Les dirigeants occidentaux s'appuient sur les dirigeants arabes qui leur sont soumis. Mais en même temps, ils les dénoncent comme corrompus, autocrates, etc. et même, cynisme ultime, d'être eux aussi responsables de l'abandon des Palestiniens et du silence sur la cause palestinienne. Ils font ainsi d'une pierre deux coups dans l'œuvre de destruction du moral des arabes, sollicitant la trahison et la révélant.

Face à tout cela, à toutes ces trahisons qui viennent de ceux supposés les plus proches, la résistance palestinienne à Gaza n'en est que plus exemplaire. Face à la puissance d'Israël, cette résistance est la preuve même que la lutte est possible, face à tous les arguments défaitistes des États arabes voisins qui, comme tous les défaitistes, veulent justifier leur passivité, leur faiblesse par la «trop grande force» de l'adversaire. La résistance palestinienne ne fait que rendre plus apparente, plus évidente l'indignité de ces dirigeants arabes.

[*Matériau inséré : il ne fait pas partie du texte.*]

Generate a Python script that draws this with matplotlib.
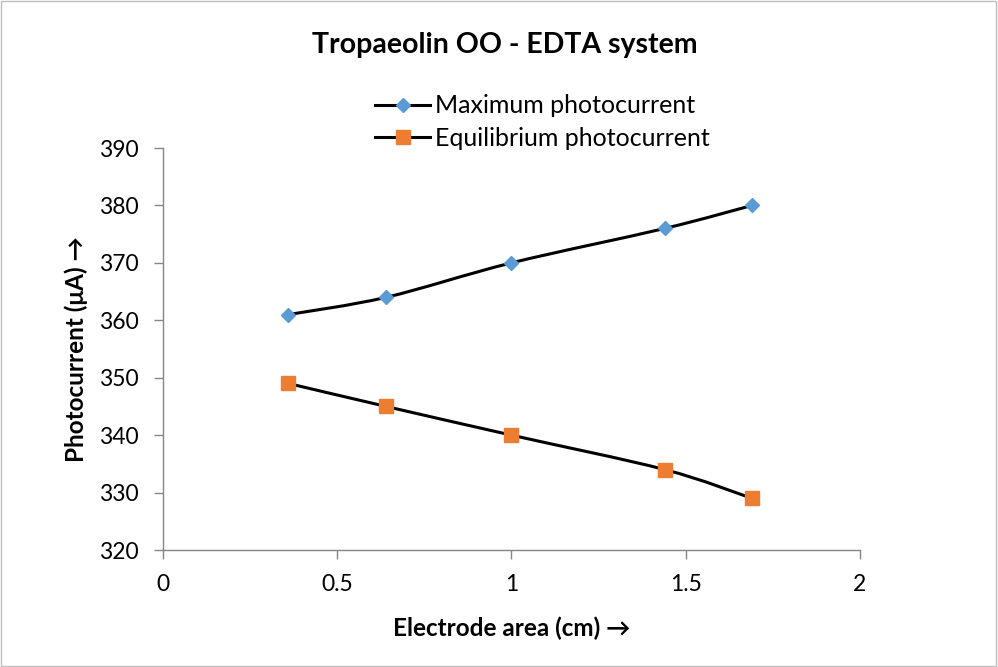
import matplotlib
matplotlib.use("Agg")
import matplotlib.pyplot as plt
from matplotlib.path import Path
from matplotlib.patches import PathPatch, Rectangle
from matplotlib.lines import Line2D

plt.rcParams['font.family'] = ['Lato', 'DejaVu Sans']

# data
area = [0.36, 0.64, 1.0, 1.44, 1.69]
max_current = [361, 364, 370, 376, 380]
eq_current = [349, 345, 340, 334, 329]

x_ticks = [0, 0.5, 1, 1.5, 2]
x_tick_labels = ['0', '0.5', '1', '1.5', '2']
y_ticks = [320, 330, 340, 350, 360, 370, 380, 390]

fig = plt.figure(figsize=(9.98, 6.67), dpi=100)
ax = fig.add_axes([0.1633, 0.1754, 0.8617 - 0.1633, 0.7781 - 0.1754])
ax.set_xlim(0, 2)
ax.set_ylim(320, 390)

# scale factors so smoothing happens in screen-like space (like Excel)
sx = 697 / 2.0
sy = 402 / 70.0


def smooth_path(xs, ys):
    px = [v * sx for v in xs]
    py = [v * sy for v in ys]
    n = len(px)
    verts = [(px[0], py[0])]
    codes = [Path.MOVETO]
    for i in range(n - 1):
        i0 = max(i - 1, 0)
        i3 = min(i + 2, n - 1)
        c1 = (px[i] + (px[i + 1] - px[i0]) / 6, py[i] + (py[i + 1] - py[i0]) / 6)
        c2 = (px[i + 1] - (px[i3] - px[i]) / 6, py[i + 1] - (py[i3] - py[i]) / 6)
        verts += [c1, c2, (px[i + 1], py[i + 1])]
        codes += [Path.CURVE4] * 3
    verts = [(a / sx, b / sy) for a, b in verts]
    return Path(verts, codes)


for ys in (max_current, eq_current):
    ax.add_patch(PathPatch(smooth_path(area, ys), facecolor='none',
                           edgecolor='black', lw=2.2, capstyle='round', zorder=2))

ax.plot(area, max_current, ls='none', marker='D', ms=7, color='#5B9BD5', zorder=3)
ax.plot(area, eq_current, ls='none', marker='s', ms=9.5, color='#ED7D31', zorder=3)

for s in ('top', 'right'):
    ax.spines[s].set_visible(False)
for s in ('left', 'bottom'):
    ax.spines[s].set_color('#868686')
    ax.spines[s].set_linewidth(1)

ax.set_xticks(x_ticks)
ax.set_xticklabels(x_tick_labels)
ax.set_yticks(y_ticks)
ax.tick_params(direction='out', length=6.5, width=1, color='#868686',
               labelsize=16.5)
ax.tick_params(axis='y', pad=11)
ax.tick_params(axis='x', pad=11)

ax.set_xlabel('Electrode area (cm) \u2192', fontsize=17.5, fontweight='bold', labelpad=15)
ax.set_ylabel('Photocurrent (\u03bcA) \u2192', fontsize=17.5, fontweight='bold', labelpad=8)

fig.text(0.506, 0.933, 'Tropaeolin OO - EDTA system', ha='center', va='center',
         fontsize=20.5, fontweight='bold')

handles = [
    Line2D([], [], color='black', lw=2.2, marker='D', ms=7,
           markerfacecolor='#5B9BD5', markeredgecolor='#5B9BD5'),
    Line2D([], [], color='black', lw=2.2, marker='s', ms=9.5,
           markerfacecolor='#ED7D31', markeredgecolor='#ED7D31'),
]
fig.legend(handles, ['Maximum photocurrent', 'Equilibrium photocurrent'],
           loc='center left', bbox_to_anchor=(375 / 998, 1 - 122 / 667), frameon=False,
           fontsize=18, handlelength=2.2, handletextpad=0.2, labelspacing=0.38,
           borderpad=0, borderaxespad=0)

fig.patches.append(Rectangle((0.001, 0.001), 0.997, 0.997, transform=fig.transFigure,
                             fill=False, edgecolor='#BFBFBF', lw=1))

fig.savefig('out.png', dpi=100)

Un point force le respect, c'est la dignité des gens de Gaza. L'humanité qu'ils affirment dans ces conditions d'extrême inhumanité. L'a-t-on remarqué, la solidarité est totale entre les Palestiniens à Gaza, bien qu'on les affame, bien qu'on les assoiffe, bien qu'on veuille en faire des «animaux».

Je regardais le visage magnifique d'un vieillard palestinien dressé sur les ruines et les gravats d'un immeuble et qui nous regardait dans les yeux, de l'autre côté de l'écran, nous les spectateurs coupables et impuissants, pour nous dire : «Le monde arabe est malade et nous sommes son remède».

On voit ces longues colonnes humaines de Palestiniens sur les routes. On les voit bombardés au Nord comme au Sud, et on comprend ce qu'est une guerre d'extermination. Elle est menée au nom des valeurs et de la défense de la liberté et de la démocratie occidentale. Quelle plaisanterie hideuse et quelle injure à tout l'Occident dont les dirigeants veulent rendre leurs peuples complices du crime. Pour savoir ce qui s'est passé en 1948 pour l'exode des Palestiniens, il suffit de voir ce qui se passe aujourd'hui à Gaza.